# Problem to work on
Read the entries below and pull out each line with the string "chart".

# Records for the task
━━━━━━━━━━━━━━━━━━━━━━━━━━━━━━

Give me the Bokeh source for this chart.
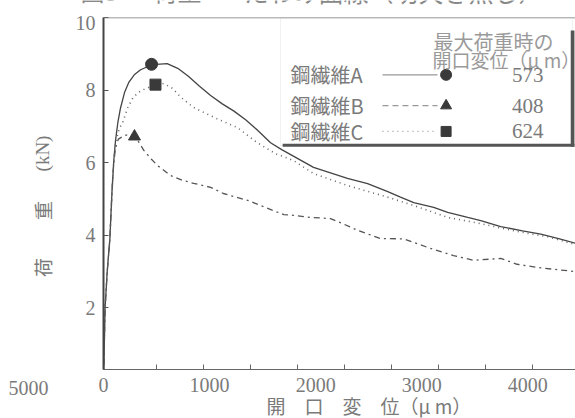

━━━━━━━━━━━━━━━━━━━━━━━━━━━━━━

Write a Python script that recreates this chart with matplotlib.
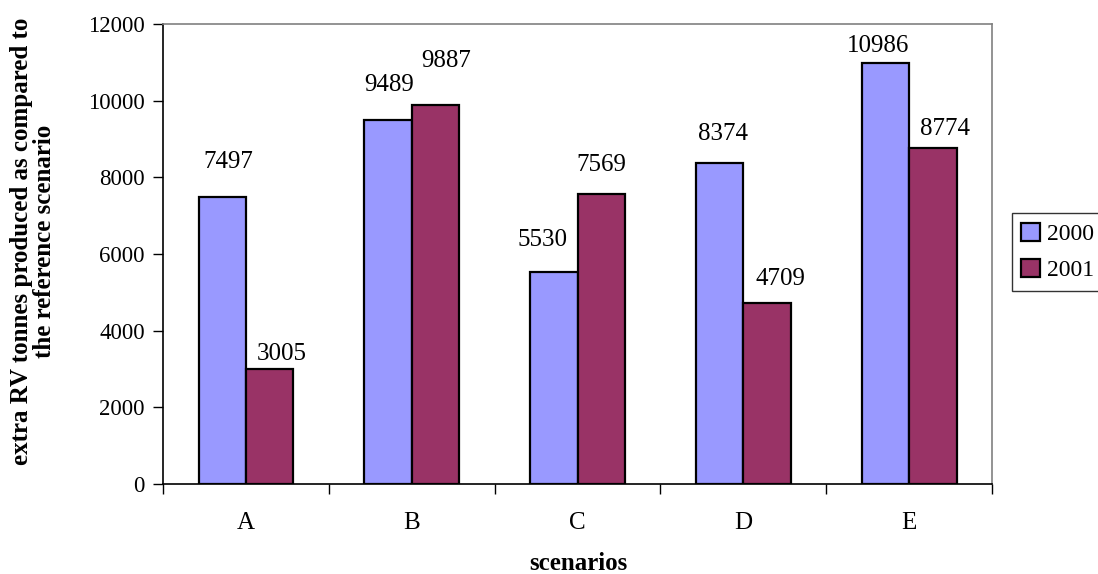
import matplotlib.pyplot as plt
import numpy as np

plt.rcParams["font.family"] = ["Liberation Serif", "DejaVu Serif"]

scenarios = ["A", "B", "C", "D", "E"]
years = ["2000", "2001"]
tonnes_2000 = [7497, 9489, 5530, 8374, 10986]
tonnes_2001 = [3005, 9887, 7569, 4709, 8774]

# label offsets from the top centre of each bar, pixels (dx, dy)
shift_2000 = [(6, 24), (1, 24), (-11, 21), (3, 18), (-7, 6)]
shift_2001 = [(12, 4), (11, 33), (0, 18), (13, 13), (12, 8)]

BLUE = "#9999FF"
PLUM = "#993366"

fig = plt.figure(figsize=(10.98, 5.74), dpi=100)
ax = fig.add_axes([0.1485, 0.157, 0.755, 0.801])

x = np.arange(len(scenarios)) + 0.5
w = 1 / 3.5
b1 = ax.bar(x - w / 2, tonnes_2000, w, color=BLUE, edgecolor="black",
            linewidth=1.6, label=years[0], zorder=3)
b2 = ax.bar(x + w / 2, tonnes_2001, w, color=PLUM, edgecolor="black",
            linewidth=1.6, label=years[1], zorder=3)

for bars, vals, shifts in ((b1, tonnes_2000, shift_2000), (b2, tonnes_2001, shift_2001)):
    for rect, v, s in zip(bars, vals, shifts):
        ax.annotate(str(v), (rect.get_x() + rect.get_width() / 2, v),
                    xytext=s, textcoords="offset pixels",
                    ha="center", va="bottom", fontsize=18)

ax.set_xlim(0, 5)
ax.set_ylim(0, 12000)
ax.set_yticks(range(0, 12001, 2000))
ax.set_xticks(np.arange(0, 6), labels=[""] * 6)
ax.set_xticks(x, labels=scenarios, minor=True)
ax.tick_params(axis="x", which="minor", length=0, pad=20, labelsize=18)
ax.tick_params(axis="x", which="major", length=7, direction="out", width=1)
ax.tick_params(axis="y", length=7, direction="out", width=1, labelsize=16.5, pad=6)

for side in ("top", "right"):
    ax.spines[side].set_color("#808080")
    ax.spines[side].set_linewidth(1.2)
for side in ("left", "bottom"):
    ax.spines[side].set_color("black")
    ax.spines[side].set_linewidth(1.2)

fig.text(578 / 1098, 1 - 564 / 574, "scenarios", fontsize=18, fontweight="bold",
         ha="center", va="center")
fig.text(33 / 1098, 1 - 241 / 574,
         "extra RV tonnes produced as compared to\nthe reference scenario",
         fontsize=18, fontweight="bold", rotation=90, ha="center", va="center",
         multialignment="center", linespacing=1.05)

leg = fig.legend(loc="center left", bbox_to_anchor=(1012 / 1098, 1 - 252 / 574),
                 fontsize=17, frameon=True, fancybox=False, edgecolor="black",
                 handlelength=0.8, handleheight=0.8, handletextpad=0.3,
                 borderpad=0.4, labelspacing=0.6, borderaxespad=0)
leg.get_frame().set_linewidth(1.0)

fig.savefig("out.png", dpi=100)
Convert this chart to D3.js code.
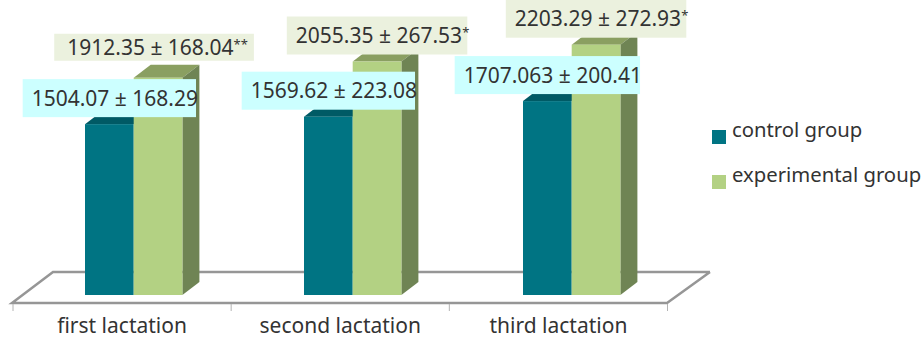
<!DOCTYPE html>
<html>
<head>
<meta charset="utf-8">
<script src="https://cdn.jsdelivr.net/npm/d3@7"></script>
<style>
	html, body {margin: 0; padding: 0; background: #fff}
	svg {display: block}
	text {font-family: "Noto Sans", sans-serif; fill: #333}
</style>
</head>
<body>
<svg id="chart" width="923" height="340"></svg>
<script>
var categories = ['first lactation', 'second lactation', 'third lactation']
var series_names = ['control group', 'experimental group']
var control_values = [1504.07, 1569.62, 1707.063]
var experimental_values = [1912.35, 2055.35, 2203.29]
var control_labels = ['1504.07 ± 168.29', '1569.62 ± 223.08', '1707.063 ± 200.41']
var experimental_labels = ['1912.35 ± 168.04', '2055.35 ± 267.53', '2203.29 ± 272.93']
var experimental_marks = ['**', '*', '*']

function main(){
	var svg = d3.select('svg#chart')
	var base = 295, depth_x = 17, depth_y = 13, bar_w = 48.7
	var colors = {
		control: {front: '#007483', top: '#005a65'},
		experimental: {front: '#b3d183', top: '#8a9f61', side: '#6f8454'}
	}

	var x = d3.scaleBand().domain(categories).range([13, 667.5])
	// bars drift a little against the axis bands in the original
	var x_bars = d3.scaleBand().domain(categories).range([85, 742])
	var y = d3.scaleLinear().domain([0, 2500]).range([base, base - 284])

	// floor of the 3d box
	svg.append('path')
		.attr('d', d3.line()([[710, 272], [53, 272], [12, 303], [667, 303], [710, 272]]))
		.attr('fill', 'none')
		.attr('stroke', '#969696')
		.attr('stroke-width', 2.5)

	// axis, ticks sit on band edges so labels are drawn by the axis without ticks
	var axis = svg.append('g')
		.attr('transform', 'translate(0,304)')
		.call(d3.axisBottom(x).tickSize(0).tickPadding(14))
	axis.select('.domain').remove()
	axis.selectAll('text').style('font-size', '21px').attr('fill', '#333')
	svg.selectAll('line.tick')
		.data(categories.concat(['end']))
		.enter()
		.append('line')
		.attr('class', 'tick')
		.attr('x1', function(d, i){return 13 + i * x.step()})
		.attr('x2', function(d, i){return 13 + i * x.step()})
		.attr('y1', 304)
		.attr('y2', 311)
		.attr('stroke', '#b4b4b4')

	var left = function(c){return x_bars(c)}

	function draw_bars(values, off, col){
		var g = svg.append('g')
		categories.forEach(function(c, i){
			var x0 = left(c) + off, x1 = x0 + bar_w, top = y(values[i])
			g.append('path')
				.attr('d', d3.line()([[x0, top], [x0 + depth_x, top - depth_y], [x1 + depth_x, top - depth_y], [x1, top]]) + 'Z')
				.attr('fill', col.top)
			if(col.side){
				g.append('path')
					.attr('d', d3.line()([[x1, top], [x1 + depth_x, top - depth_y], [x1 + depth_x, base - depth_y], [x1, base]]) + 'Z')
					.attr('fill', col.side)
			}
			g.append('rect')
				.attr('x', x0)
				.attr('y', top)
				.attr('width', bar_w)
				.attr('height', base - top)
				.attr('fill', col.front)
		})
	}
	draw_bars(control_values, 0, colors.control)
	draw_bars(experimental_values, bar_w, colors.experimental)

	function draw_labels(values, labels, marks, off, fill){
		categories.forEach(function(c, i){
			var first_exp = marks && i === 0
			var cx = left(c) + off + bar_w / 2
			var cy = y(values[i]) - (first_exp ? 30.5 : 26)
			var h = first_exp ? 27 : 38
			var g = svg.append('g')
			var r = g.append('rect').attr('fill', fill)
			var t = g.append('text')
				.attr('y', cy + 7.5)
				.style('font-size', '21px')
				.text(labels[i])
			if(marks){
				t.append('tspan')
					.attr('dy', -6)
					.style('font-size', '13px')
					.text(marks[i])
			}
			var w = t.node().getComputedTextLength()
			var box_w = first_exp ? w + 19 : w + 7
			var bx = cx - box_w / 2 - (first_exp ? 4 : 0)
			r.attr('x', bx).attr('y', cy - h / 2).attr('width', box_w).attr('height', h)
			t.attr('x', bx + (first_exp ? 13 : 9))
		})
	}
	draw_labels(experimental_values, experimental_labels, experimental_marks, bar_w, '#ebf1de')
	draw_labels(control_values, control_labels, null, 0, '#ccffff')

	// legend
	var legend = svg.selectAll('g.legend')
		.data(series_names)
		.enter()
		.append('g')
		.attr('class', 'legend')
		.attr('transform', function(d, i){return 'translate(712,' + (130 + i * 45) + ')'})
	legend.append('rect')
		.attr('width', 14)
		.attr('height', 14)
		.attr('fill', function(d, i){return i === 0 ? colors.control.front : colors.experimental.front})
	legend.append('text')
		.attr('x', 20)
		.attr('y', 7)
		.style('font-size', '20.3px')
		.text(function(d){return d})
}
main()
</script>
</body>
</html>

━━━━━━━━━━━━━━━━━━━━━━━━━━━━━━

# Finished exercise
Give me the Bokeh source for this chart.
Write a Python script that recreates this chart with matplotlib.
Convert this chart to D3.js code.
<svg id="chart" width="923" height="340"></svg>
	var svg = d3.select('svg#chart')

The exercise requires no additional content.